After Luxembourg’s economy grew 6.9% in 2021, the European Commission’s quarterly update draws a bleaker picture for 2022 and 2023.
“Given the limited direct trade and financial flows with Ukraine and Russia, Luxembourg’s economy is projected to be impacted mostly indirectly, notably through higher financial market volatility, lower confidence and slower growth of trading partners,” the publication says.
With the outcome of the Russian attack on Ukraine and its impact on financial and commodity markets remaining uncertain, growth is estimated at 2.2% in 2022 and 2.7% in 2023. This was down from a February estimate of 3.9% growth for this year and 2.9% next year.
The growth recorded in 2021 will continue to support the employment sector in 2022, with unemployment set to sink to 5.2% in 2022 and 5.1% in 2023, and employment to increase by 2.6% this year and 2.5% next year. However, the high vacancy rate–currently there are 11,991 job openings in the grand duchy–and long term unemployed, which represent half of Luxembourg’s jobseekers, show “persistent skill mismatches”.
The rise in energy prices has a strong impact on the price of non-energy industrial goods and foods. The commission expects headline inflation to nearly double from 3.5% in 2021 to 6.8% in 2022.
Although the higher energy bills and food bills among others will strongly impact the purchasing powers of citizens, and private consumption will be affected, “it is projected to continue to grow”, thanks to savings accumulated during the pandemic, a dynamic labour market and government support measures, says the report.

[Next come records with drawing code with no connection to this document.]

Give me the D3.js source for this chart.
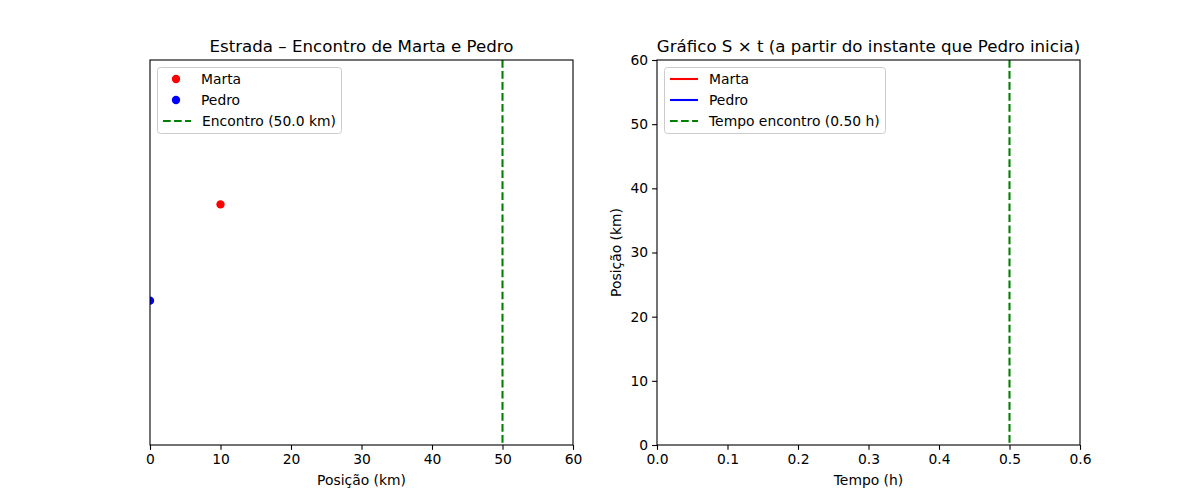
<!DOCTYPE html>
<html><head><meta charset="utf-8">
<script src="https://cdn.jsdelivr.net/npm/d3@7"></script>
<style>body{margin:0;background:#fff}svg{font-family:"DejaVu Sans",sans-serif}</style>
</head><body>
<svg id="c" width="1200" height="500"></svg>
<script>
// Data
const roadNames = ["Marta", "Pedro"];
const roadPositions = [10, 0];     // km
const roadLanes = [1, 0];          // vertical lane
const roadColors = ["red", "blue"];
const meetPosition = 50.0;         // km
const meetTime = 0.50;             // h
const roadTicks = [0, 10, 20, 30, 40, 50, 60];
const timeTicks = [0.0, 0.1, 0.2, 0.3, 0.4, 0.5, 0.6];
const posTicks = [0, 10, 20, 30, 40, 50, 60];
const stNames = ["Marta", "Pedro"];
const stColors = ["red", "blue"];
const stTimes = [];     // empty series (nothing drawn)
const stMarta = [];
const stPedro = [];

const svg = d3.select("#c");
const yTop = 60, yBot = 445;
const fs = "13.89px";
const dash = "7.7,3.33";

function frame(g, x0, x1) {
  g.append("rect").attr("x", x0).attr("y", yTop).attr("width", x1 - x0).attr("height", yBot - yTop)
    .attr("fill", "none").attr("stroke", "#000").attr("stroke-width", 1.1);
}
function styleAxis(a) {
  a.selectAll("path").remove();
  a.selectAll("line").attr("stroke", "#000").attr("stroke-width", 1.1);
  a.selectAll("text").attr("font-size", fs).attr("fill", "#000").attr("font-family", "DejaVu Sans");
}
function legend(g, x, y, w, items) {
  g.append("rect").attr("x", x + 0.5).attr("y", y + 0.5).attr("width", w).attr("height", 66)
    .attr("rx", 3).attr("fill", "#fff").attr("fill-opacity", 0.8).attr("stroke", "#ccc").attr("stroke-width", 1);
  items.forEach((it, i) => {
    const cy = y + 12 + i * 21;
    if (it.type === "dot") {
      g.append("circle").attr("cx", x + 19).attr("cy", cy).attr("r", 4.17).attr("fill", it.color);
    } else {
      g.append("line").attr("x1", x + 6).attr("x2", x + 34).attr("y1", cy).attr("y2", cy)
        .attr("stroke", it.color).attr("stroke-width", 2.08)
        .attr("stroke-dasharray", it.dash ? dash : null);
    }
    g.append("text").attr("x", x + (it.type === "dot" ? 44 : 45)).attr("y", cy + 5)
      .attr("font-size", fs).text(it.label);
  });
}

// ---- Left panel: road ----
const L = svg.append("g");
const xL = d3.scaleLinear().domain([0, 60]).range([150, 573]);
const yL = d3.scaleLinear().domain([-1.5, 2.5]).range([yBot, yTop]);
svg.append("clipPath").attr("id", "clipL").append("rect")
  .attr("x", 150).attr("y", yTop).attr("width", 423).attr("height", yBot - yTop);
const pl = L.append("g").attr("clip-path", "url(#clipL)");
pl.append("line").attr("x1", xL(meetPosition)).attr("x2", xL(meetPosition)).attr("y1", yTop).attr("y2", yBot)
  .attr("stroke", "green").attr("stroke-width", 2.08).attr("stroke-dasharray", dash);
pl.selectAll("circle").data(roadNames).join("circle")
  .attr("cx", (d, i) => xL(roadPositions[i])).attr("cy", (d, i) => yL(roadLanes[i]))
  .attr("r", 4.17).attr("fill", (d, i) => roadColors[i]);
frame(L, 150, 573);
const axL = L.append("g").attr("transform", `translate(0,${yBot})`)
  .call(d3.axisBottom(xL).tickValues(roadTicks).tickFormat(d3.format("d")).tickSize(4.86).tickPadding(4));
styleAxis(axL);
L.append("text").attr("x", 361.5).attr("y", 485).attr("text-anchor", "middle").attr("font-size", fs).text("Posição (km)");
L.append("text").attr("x", 361.5).attr("y", 52).attr("text-anchor", "middle").attr("font-size", "16.67px").text("Estrada – Encontro de Marta e Pedro");
legend(L, 157, 67, 184, [
  {type: "dot", color: roadColors[0], label: roadNames[0]},
  {type: "dot", color: roadColors[1], label: roadNames[1]},
  {type: "line", dash: true, color: "green", label: `Encontro (${meetPosition.toFixed(1)} km)`}
]);

// ---- Right panel: S x t ----
const R = svg.append("g");
const xR = d3.scaleLinear().domain([0, 0.6]).range([657, 1080]);
const yR = d3.scaleLinear().domain([0, 60]).range([yBot, yTop]);
svg.append("clipPath").attr("id", "clipR").append("rect")
  .attr("x", 657).attr("y", yTop).attr("width", 423).attr("height", yBot - yTop);
const pr = R.append("g").attr("clip-path", "url(#clipR)");
const line = d3.line().x((d, i) => xR(stTimes[i])).y(d => yR(d));
pr.append("path").datum(stMarta).attr("d", line).attr("fill", "none").attr("stroke", stColors[0]).attr("stroke-width", 2.08);
pr.append("path").datum(stPedro).attr("d", line).attr("fill", "none").attr("stroke", stColors[1]).attr("stroke-width", 2.08);
pr.append("line").attr("x1", xR(meetTime)).attr("x2", xR(meetTime)).attr("y1", yTop).attr("y2", yBot)
  .attr("stroke", "green").attr("stroke-width", 2.08).attr("stroke-dasharray", dash);
frame(R, 657, 1080);
const axRx = R.append("g").attr("transform", `translate(0,${yBot})`)
  .call(d3.axisBottom(xR).tickValues(timeTicks).tickFormat(d3.format(".1f")).tickSize(4.86).tickPadding(4));
styleAxis(axRx);
const axRy = R.append("g").attr("transform", `translate(657,0)`)
  .call(d3.axisLeft(yR).tickValues(posTicks).tickFormat(d3.format("d")).tickSize(4.86).tickPadding(4));
styleAxis(axRy);
R.append("text").attr("x", 868.5).attr("y", 485).attr("text-anchor", "middle").attr("font-size", fs).text("Tempo (h)");
R.append("text").attr("transform", `translate(621,252.5) rotate(-90)`).attr("text-anchor", "middle").attr("font-size", fs).text("Posição (km)");
R.append("text").attr("x", 868.5).attr("y", 52).attr("text-anchor", "middle").attr("font-size", "16.67px").text("Gráfico S × t (a partir do instante que Pedro inicia)");
legend(R, 664, 67, 221, [
  {type: "line", color: stColors[0], label: stNames[0]},
  {type: "line", color: stColors[1], label: stNames[1]},
  {type: "line", dash: true, color: "green", label: `Tempo encontro (${meetTime.toFixed(2)} h)`}
]);
</script>
</body></html>
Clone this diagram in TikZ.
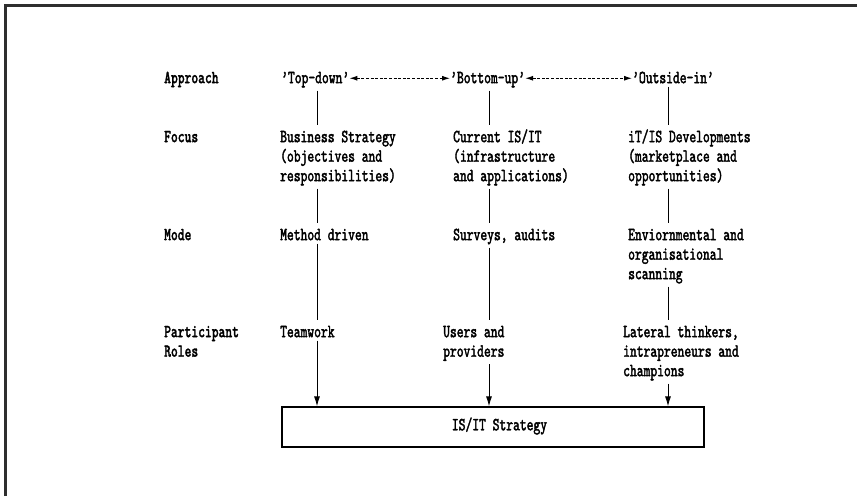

For 2023, headline inflation is set to rise by 2.3%, the commission estimates.
The report also mentions a 0.1% GPD deficit for this year, due to lower growth and the high inflation rate pushing up expenditure. Compensation for employees, social transfers, public investments in the green transition and crisis mitigation strategies like the solidarity pact are set to increase spending.
The debt to GPD ratio also should rise from 24.4% to 24.7% for 2022.
However, the commission also says that “the revenue side is expected to still benefit from the strong performance of the labour market leading to an increase in personal income taxes and social contributions, also supported by wage indexations in October 2021 and April 2022.”